Damals scheiterte Saarbrücken an Leverkusen. Das kann RWE nicht mehr passieren.
Stimmt, Leverkusen ist jetzt raus, Bayern München ist auch raus. Es sind nicht mehr so viele Topvereine drin. Wir sind gespannt, gegen wen es in der nächsten Runde geht. Aber wir freuen uns erstmal über den Sieg.
Zum ersten Mal seit der Saison 93/94 – damals schaffte es RWE ins Pokalfinale gegen Bremen – kam der Verein übers Achtelfinale hinaus.
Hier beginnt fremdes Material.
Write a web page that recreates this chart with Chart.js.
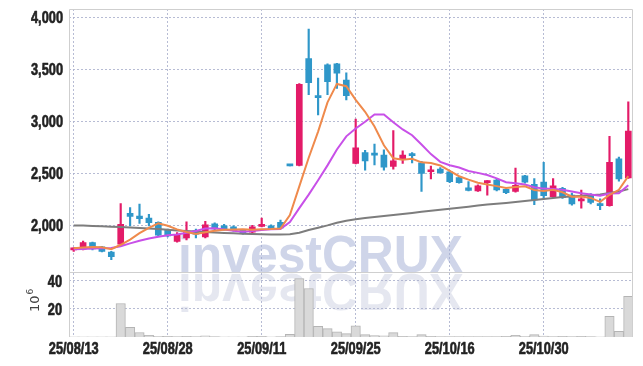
<!DOCTYPE html>
<html><head><meta charset="utf-8">
<style>html,body{margin:0;padding:0;background:#fff;}#wrap{width:643px;height:366px;}</style>
<script src="https://cdn.jsdelivr.net/npm/chart.js@4.4.1/dist/chart.umd.min.js"></script>
</head><body><div id="wrap"><canvas id="c" width="643" height="366"></canvas></div>
<script>
const dates = ['25/08/13','25/08/14','25/08/18','25/08/19','25/08/20','25/08/21','25/08/22','25/08/25','25/08/26','25/08/27',
'25/08/28','25/08/29','25/09/01','25/09/02','25/09/03','25/09/04','25/09/05','25/09/08','25/09/09','25/09/10',
'25/09/11','25/09/12','25/09/15','25/09/16','25/09/17','25/09/18','25/09/19','25/09/22','25/09/23','25/09/24',
'25/09/25','25/09/26','25/09/29','25/09/30','25/10/01','25/10/02','25/10/10','25/10/13','25/10/14','25/10/15',
'25/10/16','25/10/17','25/10/20','25/10/21','25/10/22','25/10/23','25/10/24','25/10/27','25/10/28','25/10/29',
'25/10/30','25/10/31','25/11/03','25/11/04','25/11/05','25/11/06','25/11/07','25/11/10','25/11/11','25/11/12'];
const opens = [1765,1772,1835,1795,1745,1820,2115,2090,2070,2030,1955,1845,1880,1950,1890,2015,1995,1985,1955,1935,
1990,1995,2030,2578,2575,3600,3245,3540,3550,3395,2595,2700,2690,2675,2565,2635,2690,2600,2515,2540,
2515,2460,2360,2330,2410,2435,2345,2325,2475,2395,2415,2275,2355,2290,2235,2295,2200,2190,2640,2455];
const highs = [1785,1850,1840,1800,1750,2210,2170,2205,2105,2035,1965,1930,2035,1965,2040,2025,2010,1995,1960,2000,
2070,2005,2050,2580,3360,3885,3415,3550,3555,3465,3020,2720,2780,2725,2910,2715,2700,2615,2570,2555,
2525,2470,2420,2390,2430,2445,2350,2550,2480,2450,2605,2450,2365,2310,2340,2305,2255,2855,2655,3185];
const lows = [1750,1765,1765,1745,1670,1800,1995,2020,1995,1900,1890,1840,1860,1880,1880,1955,1955,1945,1915,1925,
1985,1960,1970,2570,2570,3255,3060,3255,3315,3205,2590,2530,2580,2530,2540,2595,2600,2325,2445,2500,
2410,2405,2330,2325,2290,2330,2305,2320,2405,2200,2260,2270,2260,2195,2165,2205,2150,2185,2425,2450];
const closes = [1772,1835,1775,1750,1700,2010,2085,2065,2025,1905,1900,1915,1940,1915,2005,1965,1965,1950,1925,1985,
1995,1970,1975,2572,3355,3370,3225,3380,3460,3245,2745,2620,2675,2560,2620,2675,2670,2500,2525,2505,
2420,2410,2335,2380,2420,2340,2315,2385,2415,2245,2285,2380,2265,2205,2250,2220,2190,2605,2445,2905];
const ma5 = [1780,1788,1792,1790,1772,1814,1864,1925,1977,2020,1996,1962,1937,1918,1935,1948,1958,1960,1962,1958,
1964,1965,1970,2100,2374,2649,2900,3181,3358,3336,3205,3090,2949,2769,2644,2630,2640,2605,2598,2575,
2524,2472,2439,2410,2393,2377,2358,2368,2375,2340,2329,2342,2318,2276,2277,2264,2226,2294,2342,2473];
const ma10 = [1770,1774,1778,1780,1782,1800,1827,1852,1875,1892,1905,1913,1930,1946,1970,1972,1960,1949,1939,1947,
1956,1962,1965,2031,2166,2295,2433,2576,2729,2855,2930,2995,3065,3064,2990,2921,2865,2777,2684,2610,
2577,2556,2522,2504,2484,2451,2415,2404,2393,2367,2353,2350,2343,2326,2309,2297,2284,2306,2309,2385];
const ma60 = [2000,1998,1995,1992,1988,1985,1980,1975,1970,1965,1958,1952,1947,1942,1937,1932,1928,1924,1920,1917,
1914,1912,1912,1915,1930,1955,1978,2000,2025,2045,2058,2070,2080,2090,2100,2110,2120,2130,2140,2150,
2160,2170,2180,2190,2200,2208,2216,2224,2234,2244,2254,2264,2272,2278,2284,2290,2297,2310,2326,2348];
const volumes = [0.1,0.2,0.1,0.1,0.2,23.9,6.9,3.2,1.2,0.5,0.4,0.3,0.4,0.3,0.9,0.3,0.2,0.2,0.2,0.4,
0.4,0.2,0.3,1.9,41.7,34.6,7.6,6.0,3.6,2.4,7.9,1.7,1.0,0.9,3.1,0.4,0.3,1.7,0.4,0.3,
0.3,0.3,0.3,0.3,0.3,0.3,0.4,1.2,0.5,1.7,0.6,0.3,0.4,0.3,0.4,0.3,0.2,14.8,4.0,29.0];
const priceTicks = [2000,2500,3000,3500,4000];
const volumeTicks = [20,40];
const labelIdx = [0,10,20,30,40,50];

const UP = '#e31b68', DOWN = '#2f97c9';
const candleColors = closes.map((c,i)=> c >= opens[i] ? UP : DOWN);
const FONT = '"Liberation Sans", Arial, sans-serif';
const GRID = 'rgba(170,176,205,0.85)';
const tickFont = {family: FONT, size: 16, weight: 'bold'};
const TICK_COLOR = '#222';

// draw the scale's own label items with a narrow (condensed) horizontal scale
function narrowLabels(sx, dy) {
  return function(chartArea) {
    const ctx = this.ctx;
    const items = this.getLabelItems(chartArea);
    for (const item of items) {
      const o = item.options;
      ctx.save();
      ctx.translate(o.translation[0], o.translation[1] + dy);
      ctx.scale(sx, 1);
      ctx.font = item.font.string;
      ctx.fillStyle = o.color;
      ctx.textAlign = o.textAlign;
      ctx.textBaseline = o.textBaseline;
      if (o.strokeWidth > 0) {
        ctx.strokeStyle = o.strokeColor;
        ctx.lineWidth = o.strokeWidth;
        ctx.lineJoin = 'round';
        ctx.strokeText(item.label, 0, item.textOffset);
      }
      ctx.fillText(item.label, 0, item.textOffset);
      ctx.restore();
    }
  };
}
function fixFit(size, isX) {
  return s => {
    if (isX) s.height = size; else s.width = size;
    s.paddingTop = 0; s.paddingBottom = 0; s.paddingLeft = 0; s.paddingRight = 0;
    s.drawLabels = narrowLabels(0.8, isX ? 0 : 1.5);
  };
}

const deco = {
  id: 'deco',
  beforeDatasetsDraw(chart) {
    const {ctx, chartArea} = chart;
    const ys = chart.scales.y, vs = chart.scales.yv;
    const base = ys.bottom;
    ctx.save();
    ctx.font = 'bold 52px "Liberation Sans", Arial, sans-serif';
    const w = ctx.measureText('investCRUX').width;
    const sx = 285 / w;
    const left = chartArea.left + 109;
    ctx.beginPath(); ctx.rect(chartArea.left, ys.top, chartArea.right - chartArea.left, ys.bottom - ys.top); ctx.clip();
    ctx.translate(left, base - 0.5); ctx.scale(sx, 1);
    ctx.fillStyle = 'rgba(160,172,212,0.5)';
    ctx.textBaseline = 'alphabetic';
    ctx.fillText('investCRUX', 0, 0);
    ctx.restore();
    ctx.save();
    ctx.font = 'bold 52px "Liberation Sans", Arial, sans-serif';
    ctx.beginPath(); ctx.rect(chartArea.left, vs.top, chartArea.right - chartArea.left, vs.bottom - vs.top); ctx.clip();
    ctx.translate(left, base + 2); ctx.scale(sx, -1);
    ctx.fillStyle = 'rgba(170,176,205,0.3)';
    ctx.textBaseline = 'alphabetic';
    ctx.fillText('investCRUX', 0, 0);
    ctx.restore();
  },
  afterDraw(chart) {
    const {ctx, chartArea} = chart;
    const ys = chart.scales.y;
    ctx.save();
    ctx.strokeStyle = '#cfcfcf';
    ctx.lineWidth = 1;
    ctx.beginPath();
    ctx.moveTo(chartArea.left + 0.5, chartArea.bottom);
    ctx.lineTo(chartArea.left + 0.5, chartArea.top + 0.5);
    ctx.lineTo(chartArea.right - 0.5, chartArea.top + 0.5);
    ctx.lineTo(chartArea.right - 0.5, chartArea.bottom);
    ctx.moveTo(chartArea.left, Math.round(ys.bottom) + 0.5);
    ctx.lineTo(chartArea.right, Math.round(ys.bottom) + 0.5);
    ctx.stroke();
    // 10^6 label
    ctx.translate(39, 312);
    ctx.rotate(-Math.PI / 2);
    ctx.fillStyle = '#444';
    ctx.textBaseline = 'alphabetic';
    ctx.font = '13px "DejaVu Sans", sans-serif';
    ctx.fillText('10', 0, 0);
    const tw = ctx.measureText('10').width;
    ctx.font = '9px "DejaVu Sans", sans-serif';
    ctx.fillText('6', tw + 1, -6);
    ctx.restore();
  }
};

const tickOpts = (pad, cb) => {
  const t = {padding: pad, font: tickFont, color: TICK_COLOR, textStrokeColor: TICK_COLOR, textStrokeWidth: 0.6};
  if (cb) t.callback = cb;
  return t;
};

new Chart(document.getElementById('c'), {
  data: {
    labels: dates,
    datasets: [
      {type:'line', label:'MA5', data: ma5, yAxisID:'y', borderColor:'#ef8a4c', borderWidth:2, pointRadius:0, tension:0, order:0},
      {type:'line', label:'MA10', data: ma10, yAxisID:'y', borderColor:'#c850e8', borderWidth:2, pointRadius:0, tension:0, order:1},
      {type:'line', label:'MA60', data: ma60, yAxisID:'y', borderColor:'#7d7d7d', borderWidth:2, pointRadius:0, tension:0, order:2},
      {type:'bar', label:'body', data: opens.map((o,i)=>[o, closes[i]]), yAxisID:'y', backgroundColor: candleColors,
        borderWidth:0, barThickness:6, grouped:false, minBarLength:2, order:3},
      {type:'bar', label:'wick', data: lows.map((l,i)=>[l, highs[i]]), yAxisID:'y', backgroundColor: candleColors,
        borderWidth:0, barThickness:1.5, grouped:false, order:4},
      {type:'bar', label:'volume', data: volumes, yAxisID:'yv', backgroundColor:'#d9d9d9', borderColor:'#b4b4b4',
        borderWidth:1, barPercentage:1, categoryPercentage:1, grouped:false, order:5}
    ]
  },
  options: {
    responsive: false,
    animation: false,
    devicePixelRatio: 1,
    layout: {padding: {top: 9, right: 10, left: 0, bottom: 0}},
    plugins: {legend: {display: false}, tooltip: {enabled: false}},
    scales: {
      x: {
        type: 'category', offset: true,
        grid: {offset: false, drawTicks: false, color: GRID, lineWidth: 1},
        border: {display: false, dash: [2, 2]},
        ticks: Object.assign(tickOpts(3), {autoSkip: false, maxRotation: 0}),
        afterBuildTicks: s => { s.ticks = labelIdx.map(i => ({value: i})); },
        afterFit: fixFit(29, true)
      },
      yv: {
        type: 'linear', position: 'left', stack: 'pane', stackWeight: 64.4, min: 0, max: 46,
        grid: {drawTicks: false, color: GRID},
        border: {display: false, dash: [2, 2]},
        ticks: tickOpts(7, v => String(v)),
        afterBuildTicks: s => { s.ticks = volumeTicks.map(v => ({value: v})); },
        afterFit: fixFit(69, false)
      },
      y: {
        type: 'linear', position: 'left', stack: 'pane', stackWeight: 263, min: 1548, max: 4077,
        grid: {drawTicks: false, color: GRID},
        border: {display: false, dash: [2, 2]},
        ticks: tickOpts(6, v => v.toLocaleString('en-US')),
        afterBuildTicks: s => { s.ticks = priceTicks.map(v => ({value: v})); },
        afterFit: fixFit(69, false)
      }
    }
  },
  plugins: [deco]
});
</script></body></html>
Wie groß ist der Erfolg für den Traditionsklub und auch für die Stadt Essen?
Einfach weil es schon sehr lange her ist, dass RWE im Pokal so weit gekommen ist, bedeutetet der Erfolg echt viel. Auch für die Stadt und für die Fans, die jetzt in dieser schwierigen Zeit nicht ins Stadion dürfen. Das ist natürlich auch blöd für uns, weil wir uns immer vorstellen, was für eine Stimmung gewesen wäre, wenn wir vor Fans gespielt hätten. Aber der Erfolg ist für alle: Jeder kann sich freuen. Außerdem ist finanziell gesehen für den Klub, vor allem im Vergleich zu größeren Klubs, die Summe immens wichtig.
RWE hängt seit der Saison 2008/09 in der vierten, teilweise sogar der fünften Liga fest, war schön öfter nahe am Aufstieg dran, was aber bisher nicht gelang. Wie sehr wünscht man sich im Verein die dritte Liga?
Wir wünschen uns das alle sehr und wir arbeiten hart daran, das ist ja kein Geheimnis. Wir wollen unbedingt aufsteigen und wir tun alles dafür. Es geht in die richtige Richtung. Wichtig ist, jetzt dranzubleiben und nicht nachzulassen. Wir haben am Wochenende ein wichtiges Spiel, was richtungsweisend ist. Der Aufstieg ist ein Traum von jedem.
Mit dem KFC Uerdingen sind Sie schon zweimal aufgestiegen, Sie kennen sich also aus. Klappt es auch bei Essen dieses Jahr? Und was können Sie dazu beitragen?
Ich bin vollkommen überzeugt davon, dass es klappen kann. Was ich beitragen kann? Ich bin ein Offensivspieler und daher trage ich am meisten durch Tore und Vorlagen bei. Das versuche ich so gut wie möglich zu machen.
Noch einmal zurück zum Pokal: Von den Teams, die in der Verlosung sind: Welchen Gegner wünschen Sie sich für die nächste Runde?
Von mir aus könnte es dieses Mal auch ein Zweitligist sein. Aber eigentlich ist es egal. Ich freue mich auf jedes Spiel, auf jeden Gegner.